Increases in design complexity of any digital circuit necessitates increased efforts spent on verification. This is resulting in verification of a design being shifted earlier and earlier in modern IC design. The problem of tackling the verification of a digial system is difficult. A subset of this effort would be spent verifying isolated functional blocks.
Figure 1. Increase of verification costs with decreasing feature size(Pre-Silicon Verification Using Multi-FPGA Platforms: A Review)
For hobbyist designers, the problem space is much smaller, but functional verification is still a useful tool which can help you in your design process.
As of Yosys 0.46, a new functional backend infrastructure was added to allow for the integration of your own verification process.
In this post I will demonstrate how to configure it to check for the verification of a simple 4bit unsigned adder using Rosette. Rosette is a solver-aided programming language built on top of Racket. Rosette is super useful to us as it plays the role of our SMT solver which can allow us to rigorously check for the functionality of our block given a specification.
// 4-bit unsigned Adder
module adder(
input [3:0] a, b,
output [3:0] c
);
assign c = a + b;
endmodule
Using the built in Yosys commands we can very simply convert our Verilog code into Rosette/Racket code. In the following Makefile snippet I’ve went ahead and appended an echo "(provide (all-defined-out))" >> verif/adder.rkt to the last line of the file. This tells Racket that we want to access each idenfitier within our generated Racket representation of our module.

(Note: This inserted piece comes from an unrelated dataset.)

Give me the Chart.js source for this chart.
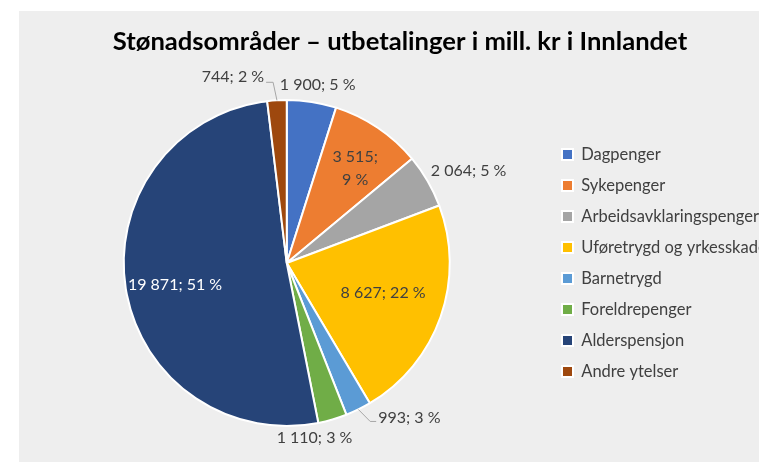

# Generate funcitonal rosette for adder
adder.rkt: adder.v
yosys \
-p 'read_verilog -defer $^' \
-p 'prep -flatten -top adder -nordff' \
-p 'clk2fflogic' \
-p 'write_functional_rosette verif/adder.rkt'
echo "(provide (all-defined-out))" >> adder.rkt
This now gives us an adder which takes in some input struct and some state struct and gives us an output struct. Given the simplicity of our adder, the state struct is completely empty. whilst the input struct takes in 2 4-bit vectors a and b.
#lang rosette/safe
(struct adder_Inputs (b a) #:transparent
; b (bitvector 4)
; a (bitvector 4)
)
(struct adder_Outputs (c) #:transparent
; c (bitvector 4)
)
(struct adder_State () #:transparent)
(define (adder inputs state)
(let ((a (adder_Inputs-a inputs))) ; (bitvector 4)
(let ((b (adder_Inputs-b inputs))) ; (bitvector 4)
(let ((c (bvadd a b))) ; (bitvector 4)
(cons
(adder_Outputs
c ; c
)
(adder_State))))))
(define adder_initial
(adder_State))
(provide (all-defined-out))
Now we can start working on our top level verification module. In order to use Rosette and the Rosette/Racket representation of our adder, we would need to include them in our new top level file.
#lang rosette/safe
(require "adder.rkt")
From this point onwards we can start leveraging the power of Rosette. We want to create symbolic constants which will serve as placeholders for the input/state variables we are interested in verifying over. In our case this would be the 2 4-bit inputs to our adder. Rosette allows us to define types such as a 4-bit integer, which was used to specify x and y, the inputs to our adder model.
; definitions
(define int4? (bitvector 4))
(define-symbolic x int4?)
(define-symbolic y int4?)
From here on out we can start defining our satisfiability model. We want to define some check-sat function which takes in 2 input variables a and b which will represent our inputs. We want to pass this into the adder with out adder_State aswell. In this case, we can do this since our state is empty otherwise we would also add some symbolic state input to our satisfiability model.
Through the use of assertions and assumptions we can now start iterating over our design space. assumptions allow us to constrain the possible set of variables we are iterating over and assertions constrains the legal functional behaviour of our model. In our case, we know that in our 4-bit unsigned adder, we expect that our output is greater than any of our inputs. We can check this using the bvule comparison operater.
(define (check-sat a b)
(define out (adder_Outputs-c (car (adder (adder_Inputs a b) adder_State ))))
(assert (bvule a out))
(assert (bvule b out))
)
Once our procedure has been denoted, we can then see if our model satisfies our specifications on all legal inputs.
(define cex (verify (check-sat x y)))
In our case we get an output telling us that adding 0xe to 0x6 gives us an incorrect answer (due to overflow), so our module combined with our specification is unsatisfied! So we should increase the width of our output if we do not wish to constrain inputs are not constrained and we do not expect this from our module.
(model
[x (bv #xe 4)]
[y (bv #x6 4)])
Now of course, this is a very simple example and will not work directly on sequential circuits. But the bring-up of open-source sequential verification support tools combining SAT checkers with perhaps angelic execution can end up being a very useful next step to empowering open-source verification.